Nothing outside the range from the line with "Convert this chart to Altair code." to the line with "930, 940, 950, 960, 970, 980, 990, 1000]" belongs in the copy, and no pictures do either; repeat that range exactly.

(Figure scripts)

::::

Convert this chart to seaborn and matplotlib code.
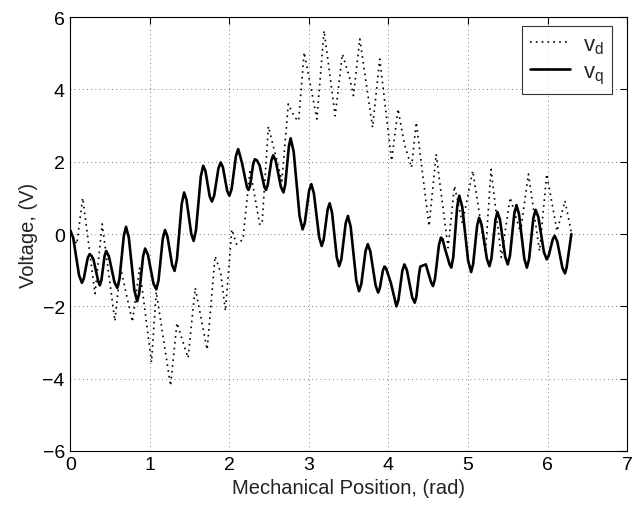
import matplotlib
matplotlib.use("Agg")
import matplotlib.pyplot as plt
import seaborn as sns
import pandas as pd

# v_q (solid) values
vq_x = [0.0, 0.036, 0.109, 0.145, 0.169, 0.216, 0.24, 0.265, 0.29, 0.35,
        0.37, 0.39, 0.43, 0.45, 0.485, 0.555, 0.59, 0.618, 0.672, 0.70,
        0.735, 0.805, 0.84, 0.865, 0.915, 0.94, 0.975, 1.045, 1.08, 1.108,
        1.162, 1.19, 1.22, 1.28, 1.31, 1.34, 1.40, 1.43, 1.46, 1.52,
        1.55, 1.58, 1.64, 1.67, 1.698, 1.752, 1.78, 1.808, 1.862, 1.89,
        1.918, 1.972, 2.0, 2.028, 2.082, 2.11, 2.13, 2.16, 2.22, 2.24,
        2.26, 2.30, 2.32, 2.345, 2.38, 2.44, 2.46, 2.482, 2.528, 2.55,
        2.582, 2.648, 2.68, 2.702, 2.748, 2.77, 2.808, 2.882, 2.92, 2.948,
        3.002, 3.03, 3.062, 3.128, 3.16, 3.185, 3.235, 3.26, 3.29, 3.35,
        3.38, 3.408, 3.462, 3.49, 3.525, 3.595, 3.63, 3.658, 3.712, 3.74,
        3.772, 3.838, 3.87, 3.89, 3.93, 3.95, 3.97, 4.03, 4.10, 4.125,
        4.175, 4.20, 4.232, 4.298, 4.33, 4.35, 4.385, 4.40, 4.47, 4.538,
        4.56, 4.585, 4.635, 4.66, 4.68, 4.71, 4.77, 4.79, 4.815, 4.865,
        4.89, 4.928, 5.002, 5.04, 5.065, 5.115, 5.14, 5.172, 5.238, 5.27,
        5.295, 5.345, 5.37, 5.402, 5.468, 5.50, 5.528, 5.582, 5.61, 5.642,
        5.708, 5.74, 5.768, 5.822, 5.85, 5.885, 5.955, 5.99, 6.015, 6.065,
        6.09, 6.122, 6.188, 6.22, 6.24, 6.30]
vq_y = [0.1, -0.11, -1.14, -1.35, -1.23, -0.68, -0.56, -0.6, -0.7, -1.3,
        -1.42, -1.28, -0.61, -0.47, -0.62, -1.34, -1.49, -1.24, -0.05, 0.2,
        -0.10, -1.56, -1.86, -1.65, -0.61, -0.40, -0.57, -1.37, -1.53, -1.29,
        -0.13, 0.11, -0.06, -0.86, -1.02, -0.70, 0.83, 1.15, 0.95, 0.01,
        -0.19, 0.11, 1.59, 1.89, 1.75, 1.04, 0.90, 1.06, 1.82, 1.98,
        1.85, 1.19, 1.06, 1.25, 2.16, 2.35, 2.2, 1.95, 1.3, 1.22,
        1.34, 1.95, 2.07, 2.04, 1.9, 1.3, 1.22, 1.36, 2.04, 2.18,
        2.03, 1.30, 1.15, 1.37, 2.43, 2.65, 2.28, 0.50, 0.13, 0.31,
        1.20, 1.38, 1.13, -0.08, -0.33, -0.16, 0.68, 0.85, 0.60, -0.64,
        -0.89, -0.69, 0.30, 0.50, 0.20, -1.28, -1.58, -1.39, -0.47, -0.28,
        -0.48, -1.42, -1.62, -1.51, -1.01, -0.90, -0.95, -1.35, -2.0, -1.83,
        -1.01, -0.84, -1.0, -1.75, -1.90, -1.75, -1.1, -0.9, -0.84, -1.35,
        -1.44, -1.24, -0.30, -0.10, -0.14, -0.4, -0.85, -0.93, -0.64, 0.77,
        1.06, 0.75, -0.74, -1.05, -0.83, 0.23, 0.45, 0.25, -0.69, -0.89,
        -0.67, 0.39, 0.61, 0.40, -0.63, -0.84, -0.60, 0.56, 0.80, 0.55,
        -0.68, -0.93, -0.70, 0.44, 0.67, 0.47, -0.50, -0.70, -0.60, -0.15,
        -0.05, -0.20, -0.94, -1.09, -0.93, 0.0]

# v_d (dotted) values
vd_x = [0.0, 0.08, 0.155, 0.31, 0.40, 0.56, 0.63, 0.78, 0.87, 1.02,
        1.08, 1.26, 1.34, 1.48, 1.57, 1.72, 1.82, 1.89, 1.95, 2.03,
        2.09, 2.17, 2.26, 2.38, 2.41, 2.49, 2.66, 2.74, 2.82, 2.87,
        2.94, 3.10, 3.19, 3.33, 3.42, 3.51, 3.56, 3.64, 3.80, 3.89,
        4.04, 4.12, 4.20, 4.29, 4.35, 4.51, 4.60, 4.75, 4.83, 4.93,
        5.06, 5.22, 5.29, 5.42, 5.53, 5.66, 5.76, 5.90, 5.99, 6.12,
        6.22, 6.30]
vd_y = [0.08, -0.28, 1.0, -1.65, 0.28, -2.41, -0.92, -2.43, -0.94, -3.55,
        -1.6, -4.2, -2.46, -3.43, -1.49, -3.2, -0.61, -1.07, -2.13, 0.13,
        -0.28, -0.15, 1.79, 0.27, 0.27, 2.98, 1.47, 3.6, 3.23, 3.13,
        5.03, 3.18, 5.63, 3.27, 4.98, 4.34, 3.83, 5.4, 2.95, 4.84,
        2.03, 3.46, 2.49, 1.84, 3.09, 0.22, 2.21, -0.38, 1.33, 0.3,
        1.75, -0.52, 1.79, -0.65, 1.01, 0.04, 1.66, -0.47, 1.66, 0.08,
        0.92, 0.04]

x_ticks = [0, 1, 2, 3, 4, 5, 6, 7]
y_ticks = [-6, -4, -2, 0, 2, 4, 6]
y_tick_labels = ["\u22126", "\u22124", "\u22122", "0", "2", "4", "6"]

sns.set_theme(style="white")
plt.rcParams['font.family'] = ['Liberation Sans', 'DejaVu Sans']

fig = plt.figure(figsize=(6.34, 5.06), dpi=100)
ax = fig.add_axes([0.111, 0.107, 0.878, 0.857])

df_d = pd.DataFrame({"x": vd_x, "y": vd_y})
df_q = pd.DataFrame({"x": vq_x, "y": vq_y})

sns.lineplot(data=df_d, x="x", y="y", ax=ax, sort=False, color="black",
             linewidth=1.2, linestyle=(0, (1, 2.5)), label=r"$\mathregular{v_d}$")
sns.lineplot(data=df_q, x="x", y="y", ax=ax, sort=False, color="black",
             linewidth=1.9, label=r"$\mathregular{v_q}$")
for ln in ax.get_lines():
    ln.set_solid_joinstyle("round")

ax.set_xlim(0, 7)
ax.set_ylim(-6, 6)
ax.set_xticks(x_ticks)
ax.set_yticks(y_ticks)
ax.set_yticklabels(y_tick_labels)
ax.grid(True, linestyle=(0, (1, 4)), color="black", linewidth=0.6, alpha=0.7)
for s in ax.spines.values():
    s.set_visible(True)
    s.set_color("black")
    s.set_linewidth(0.8)
ax.tick_params(direction="in", length=5, width=0.8, top=True, right=True,
               labelsize=14, colors="black", pad=4)
ax.set_xlabel("Mechanical Position, (rad)", fontsize=14.5, color="#222222", labelpad=3)
ax.set_ylabel("Voltage, (V)", fontsize=14.5, color="#222222", labelpad=3)

leg = ax.legend(loc="upper right", bbox_to_anchor=(0.973, 0.979), borderaxespad=0,
                fontsize=16, frameon=True, fancybox=False, edgecolor="black",
                handlelength=1.8, handletextpad=0.6, labelspacing=0.25, borderpad=0.35)
leg.get_frame().set_linewidth(0.8)

fig.savefig("out.png", dpi=100, facecolor="white")
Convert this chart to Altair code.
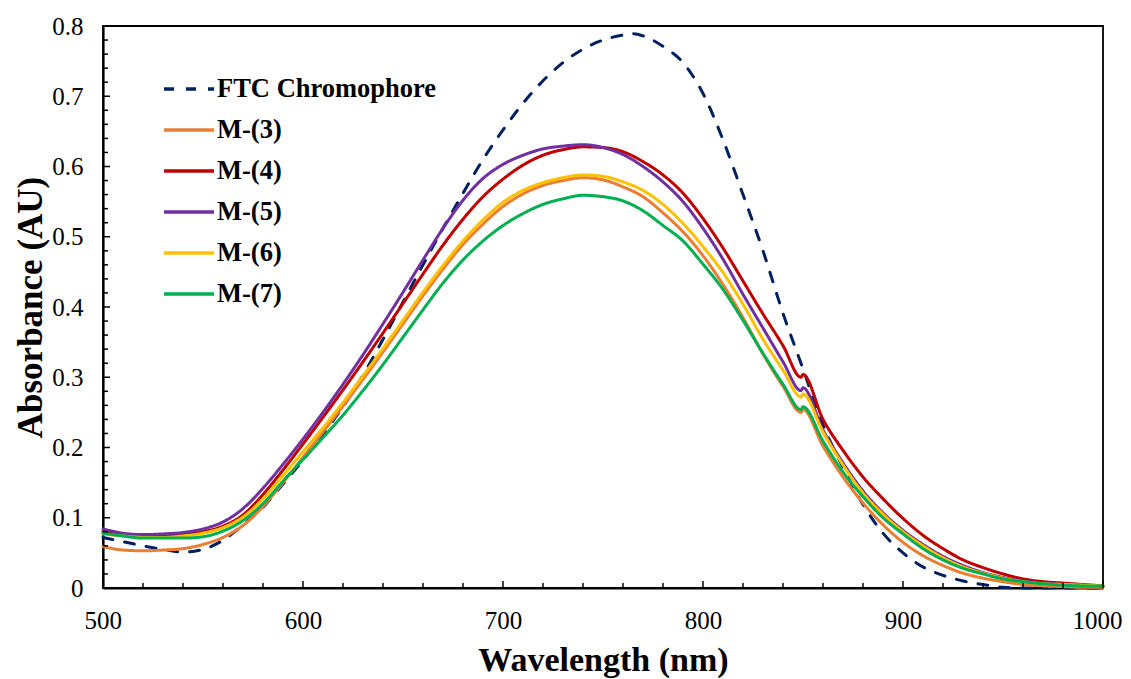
import altair as alt
import pandas as pd

wavelength = [500, 510, 520, 530, 540, 550, 560, 570, 580, 590, 600, 610, 620, 630, 640,
              650, 660, 670, 680, 690, 700, 710, 720, 730, 740, 750, 760, 770, 780, 790,
              800, 810, 820, 830, 840, 849, 850, 860, 870, 880, 890, 900, 910, 920,
              930, 940, 950, 960, 970, 980, 990, 1000]

m3 = [0.059, 0.054, 0.053, 0.054, 0.056, 0.062, 0.072, 0.089, 0.116, 0.150, 0.186, 0.222,
      0.259, 0.297, 0.336, 0.376, 0.416, 0.454, 0.489, 0.518, 0.543, 0.561, 0.573, 0.580,
      0.584, 0.581, 0.571, 0.557, 0.534, 0.507, 0.473, 0.432, 0.385, 0.333, 0.287, 0.250,
      0.254, 0.202, 0.158, 0.121, 0.090, 0.065, 0.046, 0.032, 0.021, 0.014, 0.009,
      0.005, 0.003, 0.002, 0.001, 0.001]

m4 = [0.080, 0.076, 0.074, 0.074, 0.076, 0.080, 0.088, 0.104, 0.133, 0.168, 0.205, 0.243,
      0.282, 0.322, 0.363, 0.405, 0.447, 0.488, 0.525, 0.557, 0.582, 0.602, 0.616, 0.624,
      0.628, 0.627, 0.621, 0.607, 0.588, 0.562, 0.526, 0.484, 0.437, 0.390, 0.345, 0.300,
      0.304, 0.240, 0.196, 0.158, 0.127, 0.099, 0.075, 0.056, 0.040, 0.029, 0.020,
      0.013, 0.009, 0.007, 0.005, 0.003]

m5 = [0.084, 0.078, 0.076, 0.077, 0.079, 0.084, 0.094, 0.113, 0.142, 0.176, 0.212, 0.250,
      0.290, 0.332, 0.376, 0.421, 0.467, 0.512, 0.552, 0.583, 0.603, 0.616, 0.625, 0.629,
      0.631, 0.627, 0.617, 0.600, 0.578, 0.550, 0.512, 0.468, 0.418, 0.370, 0.322, 0.281,
      0.285, 0.225, 0.178, 0.138, 0.107, 0.082, 0.062, 0.045, 0.032, 0.022, 0.015,
      0.010, 0.007, 0.005, 0.004, 0.003]

m6 = [0.077, 0.074, 0.072, 0.072, 0.074, 0.078, 0.086, 0.101, 0.127, 0.160, 0.194, 0.228,
      0.264, 0.302, 0.341, 0.381, 0.421, 0.459, 0.494, 0.524, 0.549, 0.566, 0.577, 0.584,
      0.588, 0.586, 0.578, 0.566, 0.546, 0.519, 0.486, 0.449, 0.404, 0.354, 0.310, 0.272,
      0.276, 0.222, 0.175, 0.135, 0.105, 0.080, 0.060, 0.043, 0.030, 0.021, 0.014,
      0.009, 0.006, 0.005, 0.004, 0.003]

m7 = [0.078, 0.074, 0.071, 0.071, 0.071, 0.073, 0.081, 0.096, 0.120, 0.152, 0.183, 0.214,
      0.246, 0.281, 0.318, 0.357, 0.396, 0.434, 0.467, 0.494, 0.516, 0.533, 0.546, 0.554,
      0.559, 0.557, 0.551, 0.537, 0.516, 0.494, 0.461, 0.425, 0.381, 0.334, 0.290, 0.254,
      0.258, 0.209, 0.165, 0.130, 0.100, 0.077, 0.056, 0.040, 0.028, 0.020, 0.013,
      0.009, 0.006, 0.004, 0.003, 0.003]

ftc_wavelength = [500, 510, 520, 530, 540, 550, 560, 570, 580, 590, 600, 610, 620, 630, 640,
                  650, 660, 670, 680, 690, 700, 710, 720, 730, 740, 750, 760, 765, 770, 780,
                  790, 800, 810, 820, 830, 840, 850, 860, 870, 880, 890, 900, 910, 920, 930,
                  940, 950, 960, 980, 1000]
ftc = [0.072, 0.066, 0.060, 0.055, 0.051, 0.055, 0.068, 0.090, 0.115, 0.148, 0.182, 0.219,
       0.258, 0.303, 0.354, 0.407, 0.460, 0.512, 0.562, 0.610, 0.652, 0.690, 0.722, 0.748,
       0.767, 0.780, 0.787, 0.789, 0.786, 0.771, 0.748, 0.704, 0.638, 0.560, 0.480, 0.391,
       0.312, 0.232, 0.172, 0.119, 0.078, 0.050, 0.030, 0.018, 0.010, 0.005, 0.001, 0.000,
       0.000, 0.000]

series_names = ["FTC Chromophore", "M-(3)", "M-(4)", "M-(5)", "M-(6)", "M-(7)"]
series_colors = ["#002060", "#ED7D31", "#C00000", "#7030A0", "#FFC000", "#00B050"]
series_dash = [[10, 12], [1, 0], [1, 0], [1, 0], [1, 0], [1, 0]]

x_major = [500, 600, 700, 800, 900, 1000]
x_minor = [520, 540, 560, 580, 620, 640, 660, 680, 720, 740, 760, 780,
           820, 840, 860, 880, 920, 940, 960, 980]
y_major = [0.1, 0.2, 0.3, 0.4, 0.5, 0.6, 0.7, 0.8]
y_minor = [0.02, 0.04, 0.06, 0.08, 0.12, 0.14, 0.16, 0.18, 0.22, 0.24, 0.26, 0.28,
           0.32, 0.34, 0.36, 0.38, 0.42, 0.44, 0.46, 0.48, 0.52, 0.54, 0.56, 0.58,
           0.62, 0.64, 0.66, 0.68, 0.72, 0.74, 0.76, 0.78]

rows = []
for w, v in zip(ftc_wavelength, ftc):
    rows.append({"series": series_names[0], "wl": w, "abs": v})
for i, vals in enumerate([m3, m4, m5, m6, m7], start=1):
    for w, v in zip(wavelength, vals):
        rows.append({"series": series_names[i], "wl": w, "abs": v})
df = pd.DataFrame(rows)

FONT = "Liberation Serif"
W, H = 1000, 562

xscale = alt.Scale(domain=[500, 1000], nice=False, zero=False)
yscale = alt.Scale(domain=[0, 0.8], nice=False)

lines = alt.Chart(df).mark_line(strokeWidth=3, strokeCap="round", interpolate="monotone").encode(
    x=alt.X("wl:Q", scale=xscale,
            axis=alt.Axis(title="Wavelength (nm)", values=x_major, format="d", ticks=False,
                          grid=False, labelPadding=20, labelFlush=True, labelFlushOffset=19,
                          titleX=W / 2, titleY=72, titleBaseline="middle")),
    y=alt.Y("abs:Q", scale=yscale,
            axis=alt.Axis(title="Absorbance (AU)", values=[0] + y_major,
                          labelExpr="datum.value == 0 ? '0' : format(datum.value, '.1f')",
                          ticks=False, grid=False, labelPadding=20, labelFlush=False,
                          titleX=-73, titleY=H / 2, titleBaseline="middle",
                          titleFontSize=35)),
    color=alt.Color("series:N", scale=alt.Scale(domain=series_names, range=series_colors),
                    legend=alt.Legend(title=None, orient="none", legendX=59, legendY=36,
                                      symbolType="stroke", symbolSize=2500,
                                      symbolStrokeWidth=3.5, labelFont=FONT,
                                      labelFontSize=26.5, labelFontWeight="bold",
                                      labelColor="black", labelOffset=1, rowPadding=0,
                                      labelLimit=500, padding=0)),
    strokeDash=alt.StrokeDash("series:N", scale=alt.Scale(domain=series_names, range=series_dash),
                              legend=None),
)

def ticks(vals, field, length):
    d = pd.DataFrame({field: vals})
    if field == "tx":
        return alt.Chart(d).mark_rule(color="black", strokeWidth=1.5).encode(
            x=alt.X("tx:Q", scale=xscale), y=alt.value(H), y2=alt.value(H - length))
    return alt.Chart(d).mark_rule(color="black", strokeWidth=1.5).encode(
        y=alt.Y("ty:Q", scale=yscale), x=alt.value(0), x2=alt.value(length))

chart = alt.layer(
    lines,
    ticks(x_major, "tx", 7), ticks(x_minor, "tx", 5),
    ticks(y_major, "ty", 7), ticks(y_minor, "ty", 5),
).properties(
    width=W, height=H,
    autosize=alt.AutoSizeParams(type="none"),
    padding={"left": 95, "top": 18, "right": 20, "bottom": 100},
).configure_view(
    stroke="black", strokeWidth=1.8
).configure_axis(
    labelFont=FONT, labelFontSize=25, labelColor="black",
    titleFont=FONT, titleFontSize=34, titleFontWeight="bold", titleColor="black",
    domainColor="black", domainWidth=2.2
)

chart.save("out.html", embed_options={"renderer": "svg", "actions": False})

::::

* **The reply**
Convert this chart to Altair code.
import altair as alt
import pandas as pd

wavelength = [500, 510, 520, 530, 540, 550, 560, 570, 580, 590, 600, 610, 620, 630, 640,
              650, 660, 670, 680, 690, 700, 710, 720, 730, 740, 750, 760, 770, 780, 790,
              800, 810, 820, 830, 840, 849, 850, 860, 870, 880, 890, 900, 910, 920,
              930, 940, 950, 960, 970, 980, 990, 1000]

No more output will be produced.